** START Data segment **
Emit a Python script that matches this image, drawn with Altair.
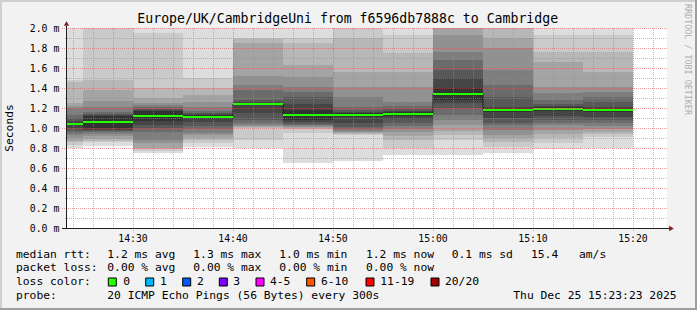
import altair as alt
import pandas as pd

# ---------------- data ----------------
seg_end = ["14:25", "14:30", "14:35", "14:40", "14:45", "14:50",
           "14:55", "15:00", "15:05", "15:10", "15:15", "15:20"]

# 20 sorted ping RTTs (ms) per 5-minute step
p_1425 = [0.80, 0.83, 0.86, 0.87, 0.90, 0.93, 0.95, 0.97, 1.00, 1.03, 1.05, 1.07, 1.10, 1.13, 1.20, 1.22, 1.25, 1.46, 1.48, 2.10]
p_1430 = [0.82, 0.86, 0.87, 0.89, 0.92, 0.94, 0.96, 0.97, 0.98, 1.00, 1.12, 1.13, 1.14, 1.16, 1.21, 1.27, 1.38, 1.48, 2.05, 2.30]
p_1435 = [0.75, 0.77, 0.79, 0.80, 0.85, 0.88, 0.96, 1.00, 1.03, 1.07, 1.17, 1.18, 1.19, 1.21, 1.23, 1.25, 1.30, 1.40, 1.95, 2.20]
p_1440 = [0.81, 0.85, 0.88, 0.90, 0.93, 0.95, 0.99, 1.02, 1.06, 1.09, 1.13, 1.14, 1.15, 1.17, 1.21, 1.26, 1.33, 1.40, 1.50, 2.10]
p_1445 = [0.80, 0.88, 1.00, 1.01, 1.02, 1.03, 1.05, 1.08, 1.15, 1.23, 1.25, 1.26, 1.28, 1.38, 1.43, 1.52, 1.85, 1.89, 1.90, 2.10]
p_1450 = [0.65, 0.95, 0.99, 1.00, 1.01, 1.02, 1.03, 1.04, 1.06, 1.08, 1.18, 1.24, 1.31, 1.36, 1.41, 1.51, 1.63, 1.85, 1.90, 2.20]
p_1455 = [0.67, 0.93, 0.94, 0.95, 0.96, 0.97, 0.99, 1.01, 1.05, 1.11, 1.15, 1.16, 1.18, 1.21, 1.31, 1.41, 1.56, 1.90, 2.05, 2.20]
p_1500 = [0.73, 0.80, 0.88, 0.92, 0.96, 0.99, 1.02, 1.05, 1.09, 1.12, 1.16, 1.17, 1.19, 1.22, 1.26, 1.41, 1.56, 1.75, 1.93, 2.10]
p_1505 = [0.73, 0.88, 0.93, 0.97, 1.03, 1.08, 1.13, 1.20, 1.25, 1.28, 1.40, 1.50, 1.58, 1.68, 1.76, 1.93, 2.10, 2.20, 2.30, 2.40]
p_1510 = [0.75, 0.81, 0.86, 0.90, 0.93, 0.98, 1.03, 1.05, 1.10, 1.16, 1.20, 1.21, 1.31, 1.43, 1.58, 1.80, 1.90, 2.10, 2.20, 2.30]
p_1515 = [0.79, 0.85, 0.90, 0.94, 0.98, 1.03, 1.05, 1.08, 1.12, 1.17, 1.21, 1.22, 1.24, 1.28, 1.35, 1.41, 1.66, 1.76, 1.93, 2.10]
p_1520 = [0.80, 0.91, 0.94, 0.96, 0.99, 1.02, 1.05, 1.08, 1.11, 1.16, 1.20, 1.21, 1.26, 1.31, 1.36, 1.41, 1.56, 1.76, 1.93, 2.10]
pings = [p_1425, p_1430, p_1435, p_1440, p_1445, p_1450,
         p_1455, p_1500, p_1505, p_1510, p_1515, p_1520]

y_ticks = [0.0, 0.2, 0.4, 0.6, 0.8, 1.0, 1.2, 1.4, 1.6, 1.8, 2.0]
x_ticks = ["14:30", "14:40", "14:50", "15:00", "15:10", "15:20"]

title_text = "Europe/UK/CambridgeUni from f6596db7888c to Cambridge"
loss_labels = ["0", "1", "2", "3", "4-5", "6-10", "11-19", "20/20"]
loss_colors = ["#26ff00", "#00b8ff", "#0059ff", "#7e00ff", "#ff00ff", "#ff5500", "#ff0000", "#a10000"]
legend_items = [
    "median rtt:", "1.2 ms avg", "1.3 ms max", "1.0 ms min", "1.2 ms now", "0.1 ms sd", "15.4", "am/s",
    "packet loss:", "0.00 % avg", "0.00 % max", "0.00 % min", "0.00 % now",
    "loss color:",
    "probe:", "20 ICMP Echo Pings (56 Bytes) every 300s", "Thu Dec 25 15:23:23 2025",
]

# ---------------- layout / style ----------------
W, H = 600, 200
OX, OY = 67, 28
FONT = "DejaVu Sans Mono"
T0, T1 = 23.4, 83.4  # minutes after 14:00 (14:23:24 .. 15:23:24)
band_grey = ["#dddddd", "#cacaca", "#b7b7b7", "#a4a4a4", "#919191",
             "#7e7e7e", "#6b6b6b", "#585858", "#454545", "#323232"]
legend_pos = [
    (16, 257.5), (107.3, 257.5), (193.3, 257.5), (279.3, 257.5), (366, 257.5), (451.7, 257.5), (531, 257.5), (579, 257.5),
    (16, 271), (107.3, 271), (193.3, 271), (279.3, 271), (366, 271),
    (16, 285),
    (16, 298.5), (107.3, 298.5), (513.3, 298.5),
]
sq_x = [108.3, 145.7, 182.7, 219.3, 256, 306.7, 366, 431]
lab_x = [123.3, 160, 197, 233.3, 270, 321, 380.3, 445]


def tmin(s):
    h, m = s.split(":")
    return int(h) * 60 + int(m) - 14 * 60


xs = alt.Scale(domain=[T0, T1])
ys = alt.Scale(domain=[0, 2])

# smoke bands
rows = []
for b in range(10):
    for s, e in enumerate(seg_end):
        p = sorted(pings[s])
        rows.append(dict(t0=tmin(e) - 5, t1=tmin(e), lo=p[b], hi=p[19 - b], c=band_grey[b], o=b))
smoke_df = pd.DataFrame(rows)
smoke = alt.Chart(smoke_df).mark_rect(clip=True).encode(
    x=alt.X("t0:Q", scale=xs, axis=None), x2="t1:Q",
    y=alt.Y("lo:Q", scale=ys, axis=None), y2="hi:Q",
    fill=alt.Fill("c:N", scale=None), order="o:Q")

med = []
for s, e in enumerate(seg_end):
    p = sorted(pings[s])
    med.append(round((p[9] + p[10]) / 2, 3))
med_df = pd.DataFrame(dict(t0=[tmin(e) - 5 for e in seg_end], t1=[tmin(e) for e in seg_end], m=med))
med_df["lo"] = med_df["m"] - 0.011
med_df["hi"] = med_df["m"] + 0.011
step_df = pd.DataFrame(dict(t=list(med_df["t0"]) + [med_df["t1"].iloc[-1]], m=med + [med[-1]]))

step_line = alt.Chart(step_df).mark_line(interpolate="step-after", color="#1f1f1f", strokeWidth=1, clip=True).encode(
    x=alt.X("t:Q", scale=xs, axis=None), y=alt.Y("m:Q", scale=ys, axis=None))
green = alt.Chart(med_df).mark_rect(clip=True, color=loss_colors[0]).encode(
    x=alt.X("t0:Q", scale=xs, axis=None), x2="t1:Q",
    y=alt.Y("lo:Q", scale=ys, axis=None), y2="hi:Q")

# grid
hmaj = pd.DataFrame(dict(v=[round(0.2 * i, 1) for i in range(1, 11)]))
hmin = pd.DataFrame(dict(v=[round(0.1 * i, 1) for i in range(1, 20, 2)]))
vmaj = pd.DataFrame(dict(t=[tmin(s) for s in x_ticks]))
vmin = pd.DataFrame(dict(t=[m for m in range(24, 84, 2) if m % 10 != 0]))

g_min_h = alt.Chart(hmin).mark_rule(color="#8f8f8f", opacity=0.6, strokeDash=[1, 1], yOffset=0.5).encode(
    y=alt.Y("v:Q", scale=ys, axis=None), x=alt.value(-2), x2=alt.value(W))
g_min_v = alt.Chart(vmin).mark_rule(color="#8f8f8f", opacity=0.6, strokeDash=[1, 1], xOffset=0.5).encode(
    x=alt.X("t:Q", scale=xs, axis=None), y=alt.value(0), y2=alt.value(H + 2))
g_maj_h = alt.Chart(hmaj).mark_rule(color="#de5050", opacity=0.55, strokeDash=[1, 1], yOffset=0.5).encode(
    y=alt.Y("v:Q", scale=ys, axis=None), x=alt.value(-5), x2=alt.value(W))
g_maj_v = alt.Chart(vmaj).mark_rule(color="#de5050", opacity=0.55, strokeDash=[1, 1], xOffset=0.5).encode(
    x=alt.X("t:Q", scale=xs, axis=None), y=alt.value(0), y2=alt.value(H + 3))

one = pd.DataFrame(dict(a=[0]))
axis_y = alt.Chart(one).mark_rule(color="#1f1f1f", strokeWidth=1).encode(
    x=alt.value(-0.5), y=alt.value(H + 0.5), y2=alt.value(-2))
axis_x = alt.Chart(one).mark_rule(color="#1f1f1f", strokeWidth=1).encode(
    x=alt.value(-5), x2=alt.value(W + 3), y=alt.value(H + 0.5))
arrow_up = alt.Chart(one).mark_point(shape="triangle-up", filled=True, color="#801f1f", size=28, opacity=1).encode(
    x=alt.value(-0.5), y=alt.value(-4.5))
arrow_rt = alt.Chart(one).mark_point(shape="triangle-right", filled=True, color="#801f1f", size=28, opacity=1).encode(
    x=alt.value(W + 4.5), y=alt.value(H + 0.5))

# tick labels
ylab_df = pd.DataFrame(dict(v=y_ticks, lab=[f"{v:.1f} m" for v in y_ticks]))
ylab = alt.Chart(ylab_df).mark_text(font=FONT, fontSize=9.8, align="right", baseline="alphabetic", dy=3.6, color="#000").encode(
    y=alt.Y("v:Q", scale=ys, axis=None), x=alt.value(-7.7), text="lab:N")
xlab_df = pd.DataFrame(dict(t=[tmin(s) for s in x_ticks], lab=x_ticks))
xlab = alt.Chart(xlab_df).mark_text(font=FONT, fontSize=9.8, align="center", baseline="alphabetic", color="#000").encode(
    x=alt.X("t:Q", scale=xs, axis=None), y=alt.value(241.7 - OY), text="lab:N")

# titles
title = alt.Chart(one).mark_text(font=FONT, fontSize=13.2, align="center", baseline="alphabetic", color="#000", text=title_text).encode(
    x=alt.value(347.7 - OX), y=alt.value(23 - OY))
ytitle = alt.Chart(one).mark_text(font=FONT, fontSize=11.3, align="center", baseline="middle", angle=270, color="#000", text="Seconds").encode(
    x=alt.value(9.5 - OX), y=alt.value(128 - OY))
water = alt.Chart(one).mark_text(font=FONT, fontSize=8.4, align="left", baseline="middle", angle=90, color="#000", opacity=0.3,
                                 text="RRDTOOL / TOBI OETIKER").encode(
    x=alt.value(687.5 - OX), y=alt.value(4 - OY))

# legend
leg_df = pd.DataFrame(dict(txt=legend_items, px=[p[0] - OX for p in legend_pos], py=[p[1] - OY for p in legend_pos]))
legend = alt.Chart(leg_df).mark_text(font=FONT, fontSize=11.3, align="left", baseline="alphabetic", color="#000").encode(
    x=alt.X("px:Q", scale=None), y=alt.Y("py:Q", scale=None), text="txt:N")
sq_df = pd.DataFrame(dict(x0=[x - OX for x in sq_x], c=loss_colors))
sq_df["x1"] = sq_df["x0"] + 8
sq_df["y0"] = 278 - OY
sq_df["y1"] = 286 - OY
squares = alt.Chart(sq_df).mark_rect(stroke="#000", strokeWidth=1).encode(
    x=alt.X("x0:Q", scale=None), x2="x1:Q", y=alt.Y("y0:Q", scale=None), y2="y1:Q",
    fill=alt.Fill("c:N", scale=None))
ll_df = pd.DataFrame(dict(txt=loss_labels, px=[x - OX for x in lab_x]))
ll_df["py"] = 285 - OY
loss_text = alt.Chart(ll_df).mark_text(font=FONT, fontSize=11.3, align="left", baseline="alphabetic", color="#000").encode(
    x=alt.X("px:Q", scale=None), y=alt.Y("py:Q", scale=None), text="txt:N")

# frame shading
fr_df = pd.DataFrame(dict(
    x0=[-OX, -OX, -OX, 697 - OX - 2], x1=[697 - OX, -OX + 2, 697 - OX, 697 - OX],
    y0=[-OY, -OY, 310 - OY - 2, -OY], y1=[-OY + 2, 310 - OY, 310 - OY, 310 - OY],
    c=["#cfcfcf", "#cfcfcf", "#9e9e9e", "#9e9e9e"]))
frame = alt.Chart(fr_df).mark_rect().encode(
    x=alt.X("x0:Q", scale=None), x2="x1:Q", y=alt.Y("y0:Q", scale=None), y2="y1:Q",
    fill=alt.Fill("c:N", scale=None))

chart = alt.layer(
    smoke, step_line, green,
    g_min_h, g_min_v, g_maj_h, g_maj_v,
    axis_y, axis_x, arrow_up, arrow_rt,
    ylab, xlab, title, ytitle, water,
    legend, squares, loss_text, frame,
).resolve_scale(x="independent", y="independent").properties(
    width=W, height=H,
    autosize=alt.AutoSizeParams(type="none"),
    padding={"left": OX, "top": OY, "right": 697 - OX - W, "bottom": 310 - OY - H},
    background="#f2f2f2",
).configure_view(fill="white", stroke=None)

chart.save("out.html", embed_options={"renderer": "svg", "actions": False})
** END Data segment **
What is required
Starting at the top of the listing above, reproduce each line up to and including the one with "import pandas as pd"; omit the pictures.

Task result
Emit a Python script that matches this image, drawn with Altair.
import altair as alt
import pandas as pd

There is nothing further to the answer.